In deze zaak heeft het Gerechtshof Amsterdam op 16 november 2023 uitspraak gedaan in het hoger beroep van [X], belanghebbende, tegen de ontvanger van de Belastingdienst. De zaak betreft een geschil over de hoogte van de proceskostenvergoeding die aan belanghebbende is toegekend in verband met navorderingsaanslagen inkomstenbelasting en premie volksverzekeringen (IB/PVV) voor de jaren 2012 tot en met 2015. De ontvanger had eerder aan belanghebbende aanmaningskosten in rekening gebracht, waarop belanghebbende bezwaar heeft gemaakt. De ontvanger heeft het bezwaar gegrond verklaard en de aanmaningskosten op nihil gesteld, maar de ontvanger is van mening dat er geen recht op een hogere proceskostenvergoeding bestaat.

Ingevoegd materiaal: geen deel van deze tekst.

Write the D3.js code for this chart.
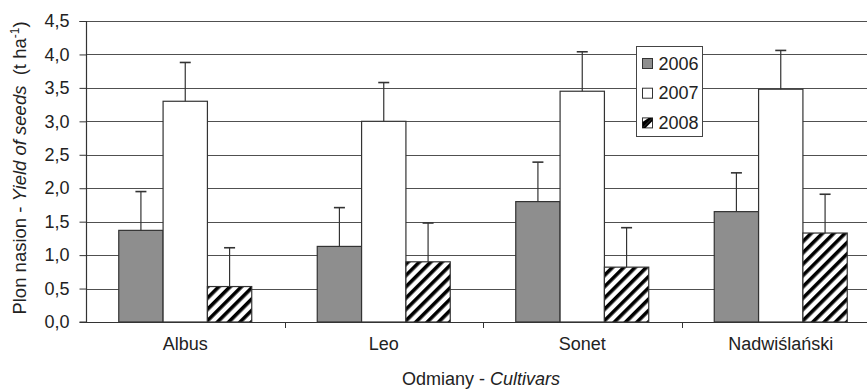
<!DOCTYPE html>
<html>
<head>
<meta charset="utf-8">
<script src="https://cdn.jsdelivr.net/npm/d3@7"></script>
<style>
  body { margin: 0; background: #fff; }
  text { font-family: "Liberation Sans", Arial, sans-serif; fill: #222; }
</style>
</head>
<body>
<div id="chart"></div>
<script>
// data
const cultivars = ['Albus', 'Leo', 'Sonet', 'Nadwiślański'];
const years = ['2006', '2007', '2008'];
const yield2006 = [1.37, 1.13, 1.80, 1.65];
const yield2007 = [3.30, 3.00, 3.45, 3.48];
const yield2008 = [0.53, 0.90, 0.82, 1.33];
const errorBars = [0.58, 0.58, 0.59, 0.58];
const yTicks = [0, 0.5, 1, 1.5, 2, 2.5, 3, 3.5, 4, 4.5];

const series = [yield2006, yield2007, yield2008];

const width = 867;
const height = 390;
const margin = { top: 21, right: -13, bottom: 68, left: 86 };
const innerW = width - margin.left - margin.right;
const innerH = height - margin.top - margin.bottom;

const svg = d3.select('#chart')
  .append('svg')
  .attr('width', width)
  .attr('height', height);

// hatch for 2008
const defs = svg.append('defs');
defs.append('pattern')
  .attr('id', 'hatch')
  .attr('patternUnits', 'userSpaceOnUse')
  .attr('width', 8)
  .attr('height', 8)
  .attr('patternTransform', 'rotate(45)')
  .call(p => {
    p.append('rect').attr('width', 8).attr('height', 8).attr('fill', '#fff');
    p.append('rect').attr('width', 3.6).attr('height', 8).attr('fill', '#000');
  });

const fills = ['#8e8e8e', '#ffffff', 'url(#hatch)'];

const g = svg.append('g')
  .attr('transform', `translate(${margin.left},${margin.top})`);

// scales
const x = d3.scaleBand()
  .domain(cultivars)
  .range([0, innerW]);

const xYear = d3.scaleBand()
  .domain(years)
  .range([x.bandwidth() * 0.165, x.bandwidth() * 0.835]);

const y = d3.scaleLinear()
  .domain([0, 4.5])
  .range([innerH, 0]);

// gridlines
g.append('g')
  .selectAll('line')
  .data(yTicks.filter(d => d > 0))
  .enter()
  .append('line')
  .attr('x1', 0)
  .attr('x2', innerW)
  .attr('y1', d => Math.round(y(d)) + 0.5)
  .attr('y2', d => Math.round(y(d)) + 0.5)
  .attr('stroke', '#505050')
  .attr('stroke-width', 1);

// bars
const groups = g.selectAll('.grp')
  .data(cultivars)
  .enter()
  .append('g')
  .attr('transform', d => `translate(${x(d)},0)`);

years.forEach((yr, k) => {
  groups.append('rect')
    .attr('x', (d, i) => xYear(yr))
    .attr('y', (d, i) => y(series[k][i]))
    .attr('width', xYear.bandwidth())
    .attr('height', (d, i) => innerH - y(series[k][i]))
    .attr('fill', fills[k])
    .attr('stroke', '#333')
    .attr('stroke-width', 1.2);

  // error bars (upper only)
  const cx = xYear(yr) + xYear.bandwidth() / 2;
  groups.append('line')
    .attr('x1', cx).attr('x2', cx)
    .attr('y1', (d, i) => y(series[k][i]))
    .attr('y2', (d, i) => y(series[k][i] + errorBars[i]))
    .attr('stroke', '#333')
    .attr('stroke-width', 1.2);
  groups.append('line')
    .attr('x1', cx - 5.5).attr('x2', cx + 5.5)
    .attr('y1', (d, i) => y(series[k][i] + errorBars[i]))
    .attr('y2', (d, i) => y(series[k][i] + errorBars[i]))
    .attr('stroke', '#333')
    .attr('stroke-width', 1.6);
});

// Y axis
const yAxis = g.append('g')
  .attr('transform', 'translate(0.5,0)')
  .call(d3.axisLeft(y).tickValues(yTicks).tickSize(7).tickPadding(10)
    .tickFormat(d => d3.format('.1f')(d).replace('.', ',')));
yAxis.selectAll('text').style('font-size', '18px').attr('fill', '#222');
yAxis.selectAll('line, path').attr('stroke', '#333');
yAxis.select('.domain').attr('d', `M-7,0.5H0V${innerH}H-7`).attr('stroke-width', 1.2);

// X axis
const xAxis = g.append('g')
  .attr('transform', `translate(0,${Math.round(innerH) + 0.5})`)
  .call(d3.axisBottom(x).tickSize(0).tickPadding(15));
xAxis.select('.domain').attr('stroke', '#333').attr('stroke-width', 1.2)
  .attr('d', `M0,0H${innerW}`);
xAxis.selectAll('text').style('font-size', '18px').attr('fill', '#222');

// category boundary ticks
g.append('g')
  .selectAll('line')
  .data(cultivars.slice(1))
  .enter()
  .append('line')
  .attr('x1', d => Math.round(x(d)) + 0.5)
  .attr('x2', d => Math.round(x(d)) + 0.5)
  .attr('y1', innerH)
  .attr('y2', innerH + 6)
  .attr('stroke', '#333');

// axis titles
svg.append('text')
  .attr('x', 481)
  .attr('y', 385)
  .attr('text-anchor', 'middle')
  .style('font-size', '18px')
  .call(t => {
    t.append('tspan').text('Odmiany - ');
    t.append('tspan').style('font-style', 'italic').text('Cultivars');
  });

svg.append('text')
  .attr('transform', `translate(26,168) rotate(-90)`)
  .attr('text-anchor', 'middle')
  .style('font-size', '18.5px')
  .call(t => {
    t.append('tspan').text('Plon nasion - ');
    t.append('tspan').style('font-style', 'italic').text('Yield of seeds');
    t.append('tspan').text('\u00a0 (t ha');
    t.append('tspan').attr('dy', -7).style('font-size', '12px').text('-1');
    t.append('tspan').attr('dy', 7).text(')');
  });

// legend
const legend = svg.append('g').attr('transform', 'translate(636.5,46.5)');
legend.append('rect')
  .attr('width', 66).attr('height', 90)
  .attr('fill', '#fff').attr('stroke', '#444');

const items = legend.selectAll('.item')
  .data(years)
  .enter()
  .append('g')
  .attr('transform', (d, i) => `translate(6,${12 + i * 29.7})`);

items.append('rect')
  .attr('width', 10).attr('height', 10)
  .attr('fill', (d, i) => i === 2 ? '#fff' : fills[i])
  .attr('stroke', '#333');
items.filter((d, i) => i === 2)
  .append('path')
  .attr('d', 'M0,10L10,0L10,3L3,10Z')
  .attr('fill', '#000');
items.filter((d, i) => i === 2)
  .append('path')
  .attr('d', 'M0,10L0,4L6,0L10,0Z')
  .attr('fill', '#000');

items.append('text')
  .attr('x', 16)
  .attr('y', 11)
  .style('font-size', '18px')
  .text(d => d);
</script>
</body>
</html>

De rechtbank had het beroep van belanghebbende ongegrond verklaard, waarna belanghebbende hoger beroep heeft ingesteld. Het Hof heeft vastgesteld dat de ontvanger in eerste instantie een proceskostenvergoeding van € 65,25 heeft toegekend, maar dat er geen recht op deze vergoeding zou zijn, omdat de ontvanger slechts een vergissing heeft gemaakt in het voordeel van belanghebbende. Het Hof oordeelt dat er geen sprake is van een aan de ontvanger te wijten onrechtmatigheid en bevestigt de uitspraak van de rechtbank, waarbij het hoger beroep van belanghebbende faalt.
De uitspraak benadrukt het beginsel van behoorlijk bestuur en het verbod op reformatio in peius, wat betekent dat de eerder toegekende proceskostenvergoeding in stand blijft, ondanks dat deze ten onrechte is toegekend. De beslissing van het Hof is openbaar uitgesproken en partijen hebben de mogelijkheid om binnen zes weken beroep in cassatie in te stellen bij de Hoge Raad der Nederlanden.